▸ **What the task asks**: From the first line of the listing below, retype each line up to and including the one with "fig = plt.figure(figsize=(W"; pictures stay out.

▸ **Information provided**:
══════

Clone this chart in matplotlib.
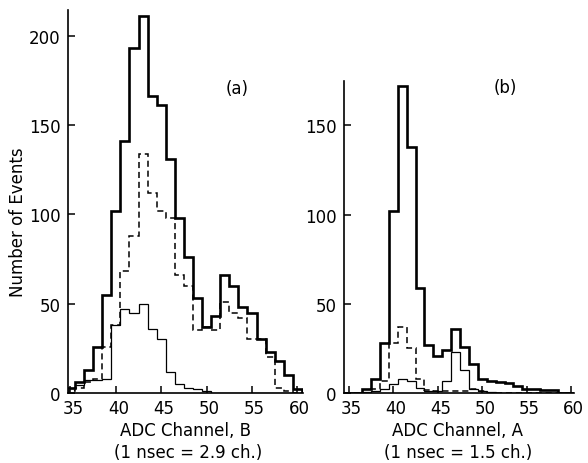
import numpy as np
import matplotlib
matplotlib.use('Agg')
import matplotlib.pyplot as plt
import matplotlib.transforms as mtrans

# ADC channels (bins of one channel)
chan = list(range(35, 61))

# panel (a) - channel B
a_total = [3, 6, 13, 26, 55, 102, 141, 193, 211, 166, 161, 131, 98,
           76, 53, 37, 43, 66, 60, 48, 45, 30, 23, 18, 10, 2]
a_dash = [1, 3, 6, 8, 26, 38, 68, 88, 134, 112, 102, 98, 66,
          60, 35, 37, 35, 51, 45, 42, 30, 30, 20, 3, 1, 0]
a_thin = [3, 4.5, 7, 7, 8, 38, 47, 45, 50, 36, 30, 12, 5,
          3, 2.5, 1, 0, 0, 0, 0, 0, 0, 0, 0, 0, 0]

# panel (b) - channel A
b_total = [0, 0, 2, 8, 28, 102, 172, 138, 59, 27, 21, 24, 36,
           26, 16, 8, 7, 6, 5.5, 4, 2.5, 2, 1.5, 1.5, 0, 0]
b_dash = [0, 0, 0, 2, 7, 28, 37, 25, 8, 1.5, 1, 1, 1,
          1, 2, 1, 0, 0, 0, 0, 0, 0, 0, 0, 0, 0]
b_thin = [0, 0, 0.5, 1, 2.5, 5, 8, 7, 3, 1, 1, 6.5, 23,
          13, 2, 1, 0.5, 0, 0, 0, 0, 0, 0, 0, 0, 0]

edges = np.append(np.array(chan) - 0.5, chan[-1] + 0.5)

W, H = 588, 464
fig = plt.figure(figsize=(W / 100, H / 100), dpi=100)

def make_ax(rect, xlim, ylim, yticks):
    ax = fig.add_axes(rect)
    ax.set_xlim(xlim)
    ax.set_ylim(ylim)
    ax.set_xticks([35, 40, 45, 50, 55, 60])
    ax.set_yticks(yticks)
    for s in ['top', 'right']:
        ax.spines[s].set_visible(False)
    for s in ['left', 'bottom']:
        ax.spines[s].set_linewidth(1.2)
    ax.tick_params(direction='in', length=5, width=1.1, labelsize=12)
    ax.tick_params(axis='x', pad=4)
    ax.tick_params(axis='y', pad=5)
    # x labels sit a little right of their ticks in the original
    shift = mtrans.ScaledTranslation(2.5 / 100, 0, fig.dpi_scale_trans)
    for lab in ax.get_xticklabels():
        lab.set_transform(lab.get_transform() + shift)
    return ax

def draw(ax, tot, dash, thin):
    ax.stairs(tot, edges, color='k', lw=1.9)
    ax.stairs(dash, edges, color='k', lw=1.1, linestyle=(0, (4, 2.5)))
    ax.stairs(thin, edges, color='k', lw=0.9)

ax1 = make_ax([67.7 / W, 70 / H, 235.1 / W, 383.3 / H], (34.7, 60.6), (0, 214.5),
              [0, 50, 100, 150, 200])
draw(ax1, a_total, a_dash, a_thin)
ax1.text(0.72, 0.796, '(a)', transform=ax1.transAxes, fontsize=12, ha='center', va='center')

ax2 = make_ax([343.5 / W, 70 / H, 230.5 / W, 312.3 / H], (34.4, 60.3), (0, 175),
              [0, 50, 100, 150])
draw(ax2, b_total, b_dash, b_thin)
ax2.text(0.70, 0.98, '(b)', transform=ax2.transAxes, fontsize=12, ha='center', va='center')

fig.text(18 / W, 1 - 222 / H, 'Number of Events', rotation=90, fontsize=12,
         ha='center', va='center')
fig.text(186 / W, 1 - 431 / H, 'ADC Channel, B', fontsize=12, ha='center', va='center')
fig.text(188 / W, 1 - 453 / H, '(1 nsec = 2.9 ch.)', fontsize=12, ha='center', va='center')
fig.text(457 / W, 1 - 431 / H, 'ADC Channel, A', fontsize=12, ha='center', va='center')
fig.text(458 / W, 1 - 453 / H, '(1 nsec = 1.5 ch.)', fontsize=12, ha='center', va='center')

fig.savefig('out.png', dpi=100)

══════

▸ **Answer to this exercise**:
Clone this chart in matplotlib.
import numpy as np
import matplotlib
matplotlib.use('Agg')
import matplotlib.pyplot as plt
import matplotlib.transforms as mtrans

# ADC channels (bins of one channel)
chan = list(range(35, 61))

# panel (a) - channel B
a_total = [3, 6, 13, 26, 55, 102, 141, 193, 211, 166, 161, 131, 98,
           76, 53, 37, 43, 66, 60, 48, 45, 30, 23, 18, 10, 2]
a_dash = [1, 3, 6, 8, 26, 38, 68, 88, 134, 112, 102, 98, 66,
          60, 35, 37, 35, 51, 45, 42, 30, 30, 20, 3, 1, 0]
a_thin = [3, 4.5, 7, 7, 8, 38, 47, 45, 50, 36, 30, 12, 5,
          3, 2.5, 1, 0, 0, 0, 0, 0, 0, 0, 0, 0, 0]

# panel (b) - channel A
b_total = [0, 0, 2, 8, 28, 102, 172, 138, 59, 27, 21, 24, 36,
           26, 16, 8, 7, 6, 5.5, 4, 2.5, 2, 1.5, 1.5, 0, 0]
b_dash = [0, 0, 0, 2, 7, 28, 37, 25, 8, 1.5, 1, 1, 1,
          1, 2, 1, 0, 0, 0, 0, 0, 0, 0, 0, 0, 0]
b_thin = [0, 0, 0.5, 1, 2.5, 5, 8, 7, 3, 1, 1, 6.5, 23,
          13, 2, 1, 0.5, 0, 0, 0, 0, 0, 0, 0, 0, 0]

edges = np.append(np.array(chan) - 0.5, chan[-1] + 0.5)

W, H = 588, 464
fig = plt.figure(figsize=(W / 100, H / 100), dpi=100)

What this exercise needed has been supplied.